BWAHAHA! But whoops I forgot to include the inner term to allow the algorithm to adjust the frequency (not just the amplitude. Let's bring back mewmew!


In [174]:
import pymc as pm
import numpy as np
import theano as th

trace = None
with pm.Model() as model:
    alpha = pm.Normal('alpha', mu=0, sd=20)
    beta = pm.Normal('beta', mu=0, sd=20)
    mewmew = pm.Normal('mewmew', mu=0, sd=20)
    sigma = pm.Uniform('sigma', lower=0, upper=20)
    
    y_est = alpha + beta * pm.sin(mewmew * x)
    
    likelihood = pm.Normal('y', mu=y_est, sd=sigma, observed=y)
    
    start = pm.find_MAP()
    step = pm.NUTS(state=start)
    trace = pm.sample(2000, step, start=start, progressbar=False)

In [175]:
pm.traceplot(trace);


Oh god that was painful to get to. You can see I used pm.sin above for my sine function and you might be like "Whoa! Why not just use numpy.sin?" I actually started out trying math.sin then that failed, so I realized DUH. I'm working with vectors and tried numpy.sin. But then I got some other crazy error and realized maybe PyMC has a version compatible with its random variables built in... and VOILA!


In [187]:
plt.scatter(x,y)

for i in xrange(0,2000):
    point = trace.point(i)
    graph('{0} + {1}*sin({2} * x)'.format(point['alpha'], point['beta'], point['mewmew']), range(0,50), color='black', alpha=.0098035)

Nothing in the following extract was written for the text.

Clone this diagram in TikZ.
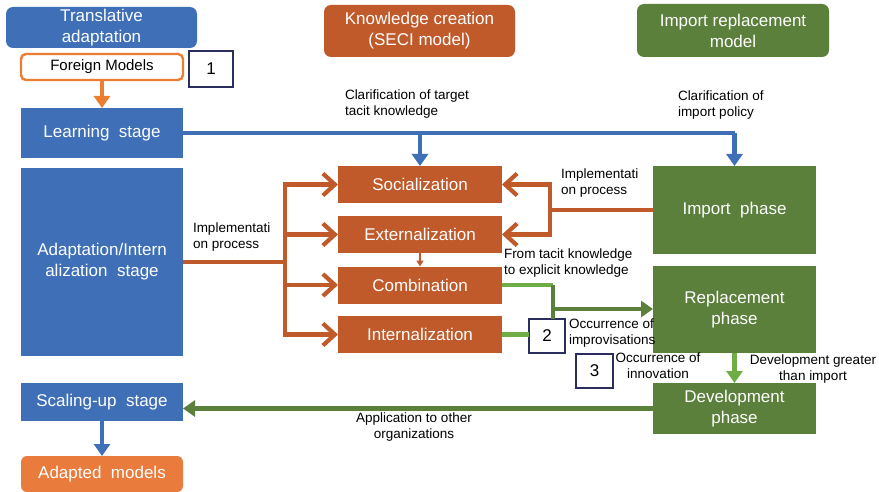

graph('44 - 15*numpy.sin(-41*x)', range(0,50), color='red', alpha=1.0)
plt.show()


One thing I notice here is that my most likely line doesn't seem to match up with the shaded area at all practically... Also the ideal line doesn't look like a line that is possible from a straight sine function. The amplitude should be consistent.

The second part I know how to fix. It's due to the fact that I'm only plotting 50 points when I graph the ideal line. Here's a better version using 200 points:


In [199]:
plt.scatter(x,y)

for i in xrange(0,2000):
    point = trace.point(i)
    graph('{0} + {1}*sin({2} * x)'.format(point['alpha'], point['beta'], point['mewmew']), range(0,50), color='black', alpha=.0098035)

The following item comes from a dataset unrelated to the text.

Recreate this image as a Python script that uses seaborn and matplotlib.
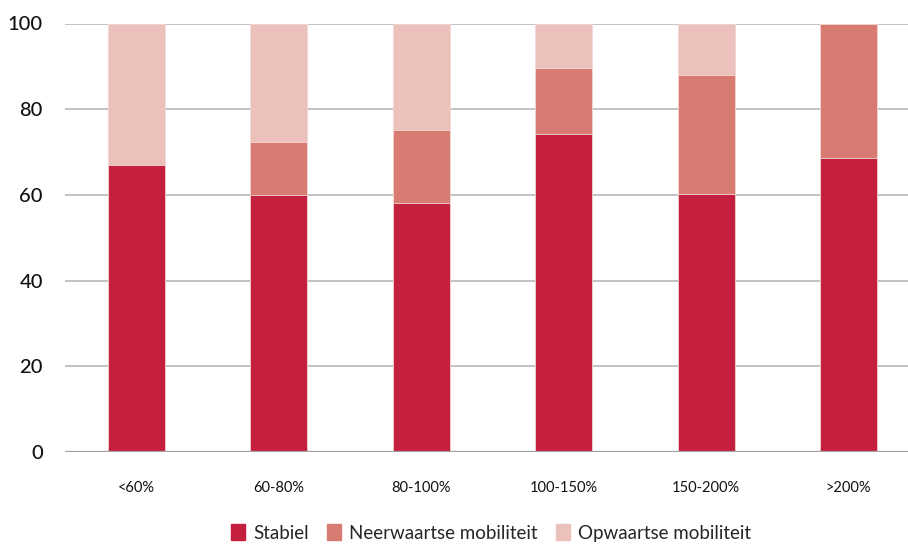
import matplotlib
matplotlib.use("Agg")
import matplotlib.pyplot as plt
import matplotlib.patches as mpatches
import numpy as np
import pandas as pd
import seaborn as sns

categories = ["<60%", "60-80%", "80-100%", "100-150%", "150-200%", ">200%"]
stabiel = [67.0, 60.0, 58.0, 74.1, 60.3, 68.6]
neerwaarts = [0.0, 12.4, 17.1, 15.4, 27.6, 31.4]
opwaarts = [33.0, 27.6, 24.9, 10.5, 12.1, 0.0]

series_names = ["Stabiel", "Neerwaartse mobiliteit", "Opwaartse mobiliteit"]
colors = ["#C41F3E", "#D87B72", "#ECC1BB"]

sns.set_theme(style="white")
plt.rcParams["font.family"] = ["Lato", "DejaVu Sans"]

df = pd.DataFrame({
    "cat": categories,
    "s": stabiel,
    "n": neerwaarts,
    "o": opwaarts,
})
df["sn"] = df["s"] + df["n"]
df["total"] = df["sn"] + df["o"]

fig = plt.figure(figsize=(9.08, 5.45), dpi=100)
ax = fig.add_axes([65 / 908, 93 / 545, (908 - 65) / 908, (452 - 23.5) / 545])

# draw cumulative layers from top to bottom
for col, color in zip(["total", "sn", "s"], colors[::-1]):
    sns.barplot(data=df, x="cat", y=col, order=categories, color=color,
                width=0.4, saturation=1, edgecolor="#f3d9d5", linewidth=0.6,
                ax=ax, zorder=3)

ax.set_ylim(0, 100)
ax.set_xlim(-0.5, (908 - 136) / 142.5)
ax.set_yticks([0, 20, 40, 60, 80, 100])
ax.yaxis.grid(True, color="#b8b8b8", linewidth=1.2, zorder=0)
ax.set_axisbelow(True)
for sp in ax.spines.values():
    sp.set_visible(False)
ax.axhline(0, color="#a0a0a0", linewidth=1.6, zorder=4)
ax.set_xlabel("")
ax.set_ylabel("")
ax.tick_params(axis="y", length=0, pad=16, labelsize=14.5, labelcolor="#111111")
ax.tick_params(axis="x", length=0, pad=21, labelsize=10.5, labelcolor="#111111")
for lbl in ax.get_yticklabels():
    lbl.set_fontweight("medium")

handles = [mpatches.Patch(color=c, label=l) for c, l in zip(colors, series_names)]
fig.legend(handles=handles, loc="center", bbox_to_anchor=(491 / 908, 1 - 533 / 545),
           ncol=3, frameon=False, fontsize=13.5, handlelength=0.75, handleheight=0.9,
           handletextpad=0.4, columnspacing=1.0, borderpad=0.2)

fig.savefig("out.png", dpi=100)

graph('44 - 15*numpy.sin(-41*x)', numpy.linspace(0,50, 200), color='red', alpha=1.0)
plt.show()


Hehehe... so that's interesting. A great way to make a sine function fit all the data is just to have it fill a certain area. The shaded area looks more like the line I was expecting though. Actually you can't easily see the shaded area... let me highlight that better:


In [198]:
plt.scatter(x,y)

for i in xrange(0,2000):
    point = trace.point(i)
    graph('{0} + {1}*sin({2} * x)'.format(point['alpha'], point['beta'], point['mewmew']), numpy.linspace(0,50,400), color='black', alpha=.0098035)


On top of that, that ghosting of the line I more expected is gone. Seems like it was more of an interference pattern perhaps. Either way, one thing that I notice is that if I multiplied the sine function by x, it could probably fit this perfectly (and terribly at the same time ;)

My brain hurts, let's put a bow on it

With that, we've finished exploring Bayesian regression with PyMC3. We've seen how flexible it is, where there are some difficulties, and while I still don't REALLY grok it, I have a bit more comfortability with the library. Hopefully you do too.

All of the code that's in this notebook should be all the code/data you need so feel free to knock yourself out!